KENTFIELD, CA - MAY 08: Cuts of beef are displayed at Woodlands Meats on May 8, 2013 in Kentfield, California. With U.S. cattle and calf herds at their lowest levels since 1952 and corn feed prices on the rise, beef prices hit an all-time high this past week when the wholesale price of USDA cuts of beef topped $201.68 per 100 pounds, the highest price since October 2003. Photo Credit: Justin Sullivan/Getty Images
Bulking up for the season is critical for all the NFL linemen hitting the field at MetLife Stadium on February 2nd for Super Bowl XLVIII. Many pro football players prepare their bodies for the grueling hours on the gridiron by going on strict, all-protein diets. For those mere mortals who want to get their heads in the game but can’t stomach the pounds, don’t miss these protein-packed accomplishments.
To kick things off, a single pound of lean beef contains about 65 grams of protein, which puts the amount of protein goodness in these beef feats in the quadruple digits. We’re sure football players would salivate over the the world’s longest steak, produced by butchers in Evron, France in May 2002. The piece of meat measured 90.81 feet. Also, achieved on March 20, 2011, Frigorífico General Pico and Municipalidad de General Pico at Predio Sociedad Rural de General Pico in Argentina cooked up the largest serving of barbecue beef on record, weighing 20,132.61 pounds.
In the world of beef-eating, many hold honors for consuming mass quantities of cow flesh, including professional competitive eaters Dominic Cardo and Hall Hunt. Cardo ate over three pounds of pickled beef tongue in 12 minutes, and Hall packed in four pounds and 11 ounces of beef tri-tip in 12 minutes. Joey Chestnut, one of competitive eating’s biggest celebrities, packed in 70 Hillshire Farm bratwurst in just 10 minutes earlier this year at the Oktoberfest Zinzinnati.
Joey Chestnut and Patrick Bertoletti (Photo Credit: William Thomas Cain/Getty Images)

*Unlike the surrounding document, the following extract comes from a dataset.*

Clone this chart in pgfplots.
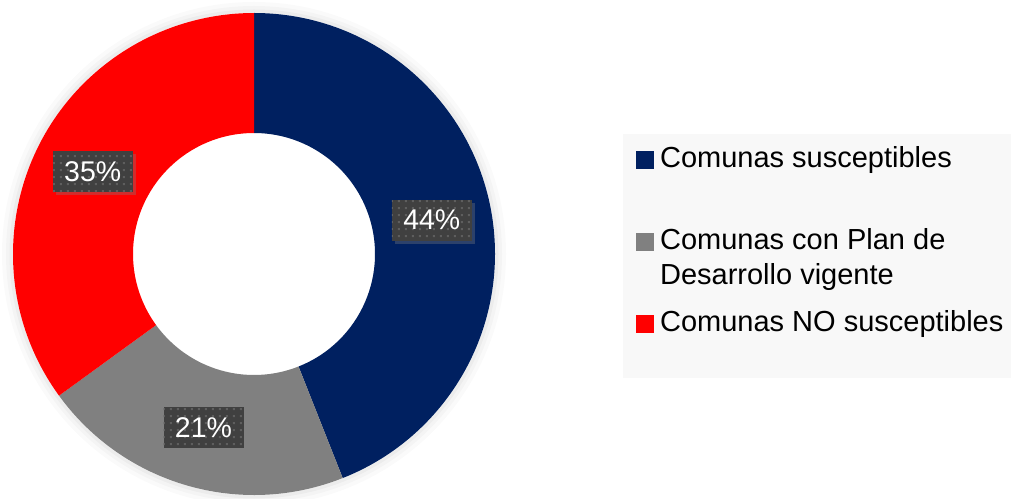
\documentclass[border=0pt]{standalone}
\usepackage{pgfplots}
\pgfplotsset{compat=1.18}
\usepackage{pgfplotstable}
\usepackage{fontspec}
\setmainfont{Liberation Sans}
\usetikzlibrary{shadows,patterns.meta}

\definecolor{navy}{HTML}{002060}
\definecolor{midgray}{HTML}{808080}
\definecolor{pured}{HTML}{FF0000}
\definecolor{tagfill}{HTML}{404040}
\definecolor{tagdot}{HTML}{5E5E5E}
\definecolor{legendbg}{HTML}{F8F8F8}

\tikzdeclarepattern{
  name=tagdots, type=uncolored,
  bounding box={(0pt,0pt) and (6.5pt,6.5pt)},
  tile size={(6.5pt,6.5pt)},
  code={\pgfpathrectangle{\pgfqpoint{1pt}{1pt}}{\pgfqpoint{2pt}{2pt}}\pgfusepath{fill}}
}

\tikzset{
  tag/.style={fill=tagfill, text=white, inner sep=0pt,
    minimum width=80pt, minimum height=41pt,
    font=\fontsize{28.5}{34}\selectfont,
    drop shadow={shadow xshift=3pt, shadow yshift=-3pt, opacity=0.35},
    postaction={pattern=tagdots, pattern color=tagdot}},
}

% share of communes, percent
\pgfplotstableread[col sep=comma]{
label,value,color
Comunas susceptibles,44,navy
Comunas con Plan de Desarrollo vigente,21,midgray
Comunas NO susceptibles,35,pured
}\piedata

\begin{document}
\begin{tikzpicture}
\path[use as bounding box] (0,0) rectangle (1011pt,498pt);
\begin{axis}[
  hide axis,
  x=1pt, y=1pt,
  xmin=0, xmax=1011, ymin=0, ymax=498,
  at={(0,0)}, anchor=south west,
  clip=false,
  legend image code/.code={\fill[#1] (0pt,0pt) rectangle (16.5pt,16.5pt);},
  legend cell align=left,
  legend style={at={(axis cs:636,351.4)}, anchor=north west,
    draw=none, fill=none, inner sep=0pt, row sep=0pt,
    column sep=7pt,
    cells={anchor=base west},
    nodes={inner sep=0pt},
    font=\fontsize{29}{35}\selectfont},
]
% soft glow round the ring
\fill[black, opacity=0.02] (axis cs:254,244) circle[radius=252pt];
\fill[black, opacity=0.025] (axis cs:254,244) circle[radius=248pt];
\fill[black, opacity=0.03] (axis cs:254,244) circle[radius=244.5pt];
\fill[white] (axis cs:254,244) circle[radius=241pt];
% legend panel
\fill[legendbg] (axis cs:623,120) rectangle (axis cs:1011,364);

\pgfplotstablegetrowsof{\piedata}
\pgfmathtruncatemacro\lastrow{\pgfplotsretval-1}
\def\cum{0}
\pgfplotsforeachungrouped \i in {0,...,\lastrow}{
  \pgfplotstablegetelem{\i}{value}\of\piedata \let\pieval\pgfplotsretval
  \pgfplotstablegetelem{\i}{color}\of\piedata \let\piecol\pgfplotsretval
  \pgfmathsetmacro\angA{90-3.6*\cum}
  \pgfmathsetmacro\angB{90-3.6*(\cum+\pieval)}
  \edef\wedgecmd{\noexpand\fill[\piecol]
    ([shift={(\angA:241pt)}]axis cs:254,244)
    arc[start angle=\angA, end angle=\angB, radius=241pt]
    -- ([shift={(\angB:121pt)}]axis cs:254,244)
    arc[start angle=\angB, end angle=\angA, radius=121pt] -- cycle;}
  \wedgecmd
  \pgfmathsetmacro\cumnew{\cum+\pieval}
  \let\cum\cumnew
}
\def\cum{0}
\pgfplotsforeachungrouped \i in {0,...,\lastrow}{
  \pgfplotstablegetelem{\i}{value}\of\piedata \let\pieval\pgfplotsretval
  \pgfmathsetmacro\angM{90-3.6*(\cum+\pieval/2)}
  \pgfmathtruncatemacro\pct{\pieval}
  \edef\tagcmd{\noexpand\node[tag] at ([shift={(\angM:181pt)}]axis cs:254,244) {\pct\noexpand\%};}
  \tagcmd
  \pgfmathsetmacro\cumnew{\cum+\pieval}
  \let\cum\cumnew
}

\addlegendimage{navy}
\addlegendentry{Comunas susceptibles}
\addlegendimage{midgray, yshift=35pt}
\addlegendentry{\vbox{\vskip 59.5pt\hbox{Comunas con Plan de}\hbox{Desarrollo vigente}}}
\addlegendimage{pured}
\addlegendentry{\vbox{\vskip 24.5pt\hbox{Comunas NO susceptibles}}}
\end{axis}
\end{tikzpicture}
\end{document}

For those who prefer lighter protein servings, chicken is low in fat and can be prepared in a variety of delicious ways. While fried chicken might not be the healthiest, it is impossible to resist. In Nakatsu City, Japan on September 23, 2011, over 2,372 pounds of Karaage, a Japanese fried chicken dish that uses boneless chicken and potato starch batter, was made for hungry bystanders at the 4th Karaage Festival.
Of course, the world of competitive eating has some chicken-consuming champs. Patrick Bertoletti once put away nine pounds of boneless buffalo wings in 10 minutes. In just five minutes, Sonya “Black Widow” Thomas ate 80 chicken nuggets. Chowing down on 182 chicken wings in 30 minutes, Joey Chestnut wowed the world with his trencherman abilities.
Is it any surprise that Chestnut also holds three records for his pork-eating wins? On August 28, 2013, he ate 13.76 pounds of pork rib meat in 12 minutes. The man took in nine pounds and six ounces of pulled pork in 2006 and 45 pulled pork sandwiches on September 1, 2007. Both feats took 10 minutes.
We wonder how Chestnut would fare when faced with the largest serving of roast pork ever cooked, a record held by Fundación Produce Yucatán in Mexico. The 6,821.54 pounds of cochinita pibil, a popular regional pork dish in Yucatan, Mexico, was made by 12 chefs using 20 ovens in March 2010. While pork is the fattiest form of protein, many would agree that it is the most scrumptious.
Photo Credit: Thinkstock
The sea offers up so much for the human population, including mouth-watering sources of protein. With so many seafood recipes and methods of preparation, it’s no surprise that there are an incredible number of accomplishments in making and eating fish and underwater crustaceans.
The University of Massachusetts Dining Services in Amherst, Massachusetts prepared the largest serving of fish stew on September 3, 2011. The batch served up 6,658 pounds of stew that included cod, muscles, lobster, salmon and clams. Competitive eaters have also left. Sonya “Black Widow” Thomas ate 11.3 pounds of meat from 44 Maine lobsters in 12 minutes. On February 26, 2003, William E. Silver ate 9.6 ounces of shrimp in only three minutes.
That’s about all the protein we can handle, since we’ll be watching not playing in the Super Bowl. Then again, all this talk of meat is starting to make me hungry.